So let's take a look at the workflow and some examples, how can we define the rebars in the Rebar Modeler? So firstly, we start with the rebar shape. We are in the profile family. And here we see that, actually, in the corner of the deck of this bridge, one stirrup is missing. So we will use the formwork edges, or simply the profile, as the reference for our shape.

We have to name it somehow. So the shape 001 was already taken, so we just tell that it's a new shape, and it's fine. Right now, we can also define start and end of sets. So basically, we want to modify this rebar shape because the general geometry is taken from the constraints or for the references we have taken in the first step. And later on, we can, of course, modify it and adjust it.

And here, we can see that we have one profile with multiple rebar shapes in it. Later on, we have this profile in the project already, so we go to the Rebar Modeler, we select an axis as the path, and we start creating the rebar sets. We have the first rebar set, which is transverse. We select the corresponding rebar shape. And we of course, have to define where it starts, where it ends, which rebar type should be taken into account, the layout for the spacing, and so on.

And all of this information, we can also preview in the 3D model representation. And we can see how it will be placed or how these rebars will be placed in the model between these two placements. And, yeah, just like that we have already the first rebar set that was created using the rebar shape that we have modeled before, in the first step.

And later on, we will be working further on this system, and we will be adding even more rebar sets. And each rebar set will have its own rebar shape, of course. And right now we'll be just taking a look how we can build this whole system all together so we can basically reinforce the whole structure.

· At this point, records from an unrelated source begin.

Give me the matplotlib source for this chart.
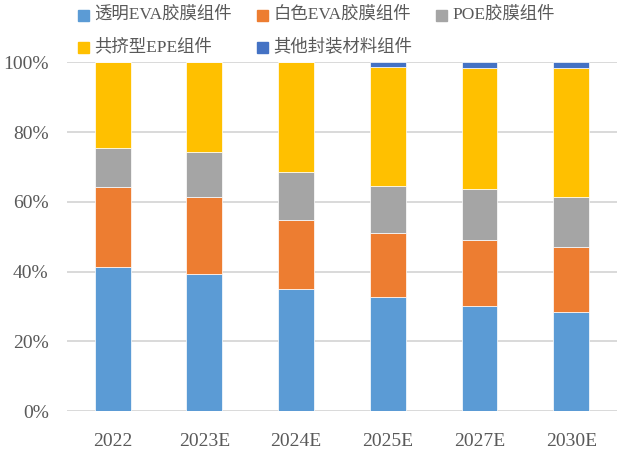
import numpy as np
import matplotlib
matplotlib.use('Agg')
import matplotlib.pyplot as plt
from matplotlib.patches import Rectangle

# ------------ data (share of each encapsulant type, %) ------------
years = ['2022', '2023E', '2024E', '2025E', '2027E', '2030E']
series_names = ['透明EVA胶膜组件', '白色EVA胶膜组件', 'POE胶膜组件',
                '共挤型EPE组件', '其他封装材料组件']
clear_eva = [41.4, 39.4, 34.9, 32.8, 30.0, 28.5]
white_eva = [22.8, 22.1, 20.0, 18.3, 19.0, 18.4]
poe       = [11.3, 12.9, 13.6, 13.5, 14.7, 14.6]
epe       = [24.5, 25.6, 31.5, 34.1, 34.6, 36.8]
other     = [0.0, 0.0, 0.0, 1.3, 1.7, 1.7]
y_ticks = [0, 20, 40, 60, 80, 100]

colors = ['#5B9BD5', '#ED7D31', '#A5A5A5', '#FFC000', '#4472C4']
text_color = '#595959'
font = ['Liberation Serif', 'Noto Sans CJK SC']
plt.rcParams['font.family'] = font

fig = plt.figure(figsize=(6.2, 4.54), dpi=100)
ax = fig.add_axes([0.1077, 0.0947, 0.8878, 0.7681])

x = np.arange(len(years))
bottom = np.zeros(len(years))
for vals, col in zip([clear_eva, white_eva, poe, epe, other], colors):
    vals = np.asarray(vals)
    ax.bar(x, vals, 0.39, bottom=bottom, color=col, edgecolor='white',
           linewidth=0.5, zorder=3)
    bottom += vals

ax.set_xlim(-0.5, len(years) - 0.5)
ax.set_ylim(0, 100)
ax.set_yticks(y_ticks)
ax.set_yticklabels([f'{v}%' for v in y_ticks])
ax.set_xticks(x)
ax.set_xticklabels(years)
for v in y_ticks:
    ax.axhline(v, color='#D9D9D9', linewidth=1.4, zorder=1)
for s in ax.spines.values():
    s.set_visible(False)
ax.tick_params(axis='y', length=0, pad=13, labelsize=14, labelcolor=text_color)
ax.tick_params(axis='x', length=0, pad=16, labelsize=14, labelcolor=text_color)

# -- legend, laid out in rows of three --------------------------------------
for i, (name, col) in enumerate(zip(series_names, colors)):
    row, c = divmod(i, 3)
    px = 78 + c * 179
    py = 15 + row * 32
    fig.patches.append(Rectangle((px / 620, 1 - (py + 6) / 454), 11 / 620, 11 / 454,
                                 transform=fig.transFigure, color=col))
    fig.text((px + 16) / 620, 1 - py / 454, name, ha='left', va='center',
             fontsize=12.5, color=text_color, family=font)

fig.savefig('out.png', dpi=100)
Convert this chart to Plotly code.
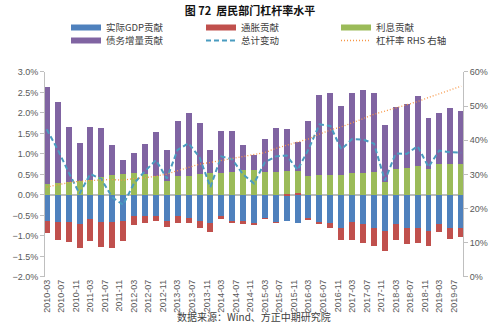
import plotly.graph_objects as go

dates = ["2010-03-01","2010-06-01","2010-09-01","2010-12-01",
         "2011-03-01","2011-06-01","2011-09-01","2011-12-01",
         "2012-03-01","2012-06-01","2012-09-01","2012-12-01",
         "2013-03-01","2013-06-01","2013-09-01","2013-12-01",
         "2014-03-01","2014-06-01","2014-09-01","2014-12-01",
         "2015-03-01","2015-06-01","2015-09-01","2015-12-01",
         "2016-03-01","2016-06-01","2016-09-01","2016-12-01",
         "2017-03-01","2017-06-01","2017-09-01","2017-12-01",
         "2018-03-01","2018-06-01","2018-09-01","2018-12-01",
         "2019-03-01","2019-06-01","2019-09-01"]

gdp = [-0.63,-0.65,-0.66,-0.71,-0.59,-0.65,-0.65,-0.63,-0.50,-0.51,
       -0.51,-0.63,-0.50,-0.55,-0.63,-0.69,-0.51,-0.63,-0.63,-0.69,
       -0.57,-0.67,-0.63,-0.69,-0.58,-0.68,-0.69,-0.79,-0.65,-0.71,
       -0.79,-0.88,-0.71,-0.79,-0.81,-0.88,-0.71,-0.79,-0.81]
inflation = [-0.30,-0.44,-0.49,-0.57,-0.53,-0.62,-0.64,-0.49,-0.23,-0.18,
             -0.12,-0.14,-0.17,-0.14,-0.17,-0.22,-0.08,-0.06,-0.08,-0.02,
             -0.01,-0.01,0.02,0.05,-0.01,-0.02,-0.10,-0.30,-0.45,-0.45,
             -0.45,-0.49,-0.39,-0.39,-0.35,-0.37,-0.19,-0.28,-0.20]
interest = [0.27,0.30,0.33,0.34,0.37,0.45,0.49,0.51,0.53,0.51,
            0.46,0.35,0.47,0.47,0.52,0.53,0.54,0.57,0.61,0.61,
            0.57,0.57,0.57,0.53,0.46,0.48,0.48,0.50,0.53,0.53,
            0.56,0.33,0.63,0.67,0.71,0.64,0.77,0.77,0.77]
debt = [2.36,1.97,1.32,0.93,1.29,1.18,0.72,0.35,0.49,0.74,
        1.08,0.76,1.33,1.52,1.23,0.56,1.01,1.00,0.62,0.37,
        0.80,1.06,1.01,0.72,1.35,1.95,2.00,1.67,1.95,2.02,
        1.92,1.37,1.51,1.56,1.70,1.24,1.24,1.36,1.29]
total = [1.60,1.11,0.55,0.03,0.51,0.39,-0.06,-0.24,0.28,0.58,
         0.85,0.40,1.10,1.26,0.92,0.19,0.94,0.87,0.50,0.28,
         0.79,0.94,0.96,0.61,1.11,1.72,1.68,1.11,1.36,1.35,
         1.25,0.35,1.01,1.00,1.19,0.68,1.08,1.04,1.03]
leverage = [26.3,27.0,27.6,28.0,28.3,28.4,28.5,28.3,28.8,29.0,
            29.5,30.1,31.1,32.0,33.0,33.5,34.1,34.8,35.4,35.8,
            36.4,37.6,38.6,39.4,40.4,41.8,43.0,43.9,45.2,46.3,
            47.6,48.5,49.5,50.3,51.3,52.5,53.7,54.7,55.8]

names = ["实际GDP贡献", "通胀贡献", "利息贡献", "债务增量贡献", "总计变动", "杠杆率 RHS 右轴"]
colors = ["#4f81bd", "#c0504d", "#9bbb59", "#8064a2", "#4a9cc0", "#f79646"]

BAR_W = 50 * 24 * 3600 * 1000
fig = go.Figure()
for vals, nm, col in [(gdp, names[0], colors[0]), (inflation, names[1], colors[1]),
                      (interest, names[2], colors[2]), (debt, names[3], colors[3])]:
    fig.add_trace(go.Bar(x=dates, y=vals, name=nm, marker_color=col,
                         marker_line_width=0, width=BAR_W, showlegend=False))

fig.add_trace(go.Scatter(x=dates, y=total, name=names[4], mode="lines",
                         line=dict(color=colors[4], width=2, dash="5px,3px"),
                         showlegend=False))
fig.add_trace(go.Scatter(x=dates, y=leverage, name=names[5], mode="lines", yaxis="y2",
                         line=dict(color=colors[5], width=1.3, dash="1px,2px"),
                         showlegend=False))

# legend entries
legend_rows = [("legend", [(names[0], colors[0], 6, "solid"), (names[1], colors[1], 6, "solid"),
                           (names[2], colors[2], 6, "solid")]),
               ("legend2", [(names[3], colors[3], 6, "solid"), (names[4], colors[4], 2, "5px,3px"),
                            (names[5], colors[5], 1.3, "1px,2px")])]
for lg, items in legend_rows:
    for nm, col, w, d in items:
        fig.add_trace(go.Scatter(x=[None], y=[None], mode="lines", name=nm, legend=lg,
                                 line=dict(color=col, width=w, dash=d)))

tickfont = dict(family="Liberation Sans, Arial", size=9, color="#595959")
legfont = dict(family="Noto Sans CJK SC", size=9.5, color="#404040")
leg_common = dict(orientation="h", xref="container", yref="container",
                  xanchor="left", yanchor="top", entrywidth=90, entrywidthmode="pixels",
                  bgcolor="rgba(0,0,0,0)", font=legfont, itemwidth=30)

fig.update_layout(
    width=500, height=335,
    margin=dict(l=44, r=35, t=25, b=58),
    paper_bgcolor="white", plot_bgcolor="white",
    barmode="relative", bargap=0,
    title=dict(text="<b>图 72  居民部门杠杆率水平</b>", x=0.5, xanchor="center",
               y=1 - 11.5 / 335, yanchor="middle", yref="container",
               font=dict(family="Noto Sans CJK SC", size=11, color="#111")),
    xaxis=dict(type="date", range=["2010-02-15", "2019-09-16"],
               tick0="2010-03-01", dtick="M4", tickformat="%Y-%m", tickangle=-90,
               ticks="", showgrid=False, showline=False, zeroline=False,
               tickfont=tickfont),
    yaxis=dict(range=[-2, 3], dtick=0.5, tickformat=".1f", ticksuffix="%",
               showgrid=False, showline=True, linecolor="#bfbfbf", linewidth=1,
               ticks="outside", ticklen=4, tickcolor="#bfbfbf",
               zeroline=True, zerolinecolor="#bfbfbf", zerolinewidth=1.5,
               layer="above traces", tickfont=tickfont),
    yaxis2=dict(range=[0, 60], dtick=10, ticksuffix="%", overlaying="y", side="right",
                showgrid=False, showline=True, linecolor="#bfbfbf", linewidth=1,
                ticks="outside", ticklen=4, tickcolor="#bfbfbf", zeroline=False,
                tickfont=tickfont),
    legend=dict(x=66 / 500, y=1 - 13 / 335, **leg_common),
    legend2=dict(x=66 / 500, y=1 - 26 / 335, **leg_common),
    annotations=[dict(text="数据来源：Wind、方正中期研究院", xref="paper", yref="paper",
                      x=0.5, y=(277 - 326) / 252, xanchor="center", yanchor="middle",
                      showarrow=False,
                      font=dict(family="Noto Sans CJK SC", size=10, color="#404040"))],
)

fig.write_html("out.html")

Here I have fast-forwarded a little bit the video because this is the manual work that you have to do. But as you can see, all of these rebar sets already take the settings from the previous rebar set, so from the shape 001. And we just hit OK, and we generate the whole system. Now we can isolate it. And we can see that it fits really nicely in our bridge structure.

Again, we can take a look from the different angle. And here we are. Yeah, the next step, which is really important, is that everything stay parametrized. Right? So we are using the profiles of the family. So we use the same profile to create the superstructure. And we use this profile to create the rebars. So we can change, as I said previously, everything is this parametric-- it's fully parametric model, and everything stays dynamic. So we make an adjustment in the superstructure components.

So for example, we have changed the height from 3 meters to 2 and 1/2. And we can also do the same adjustments for the whole rebar system, which is based on this profile family. And right now we regenerate the rebar system. We regenerate the superstructure component. And we can see that, of course, everything fits, again, perfectly because all of these elements have the source in the same data, which is the profile family.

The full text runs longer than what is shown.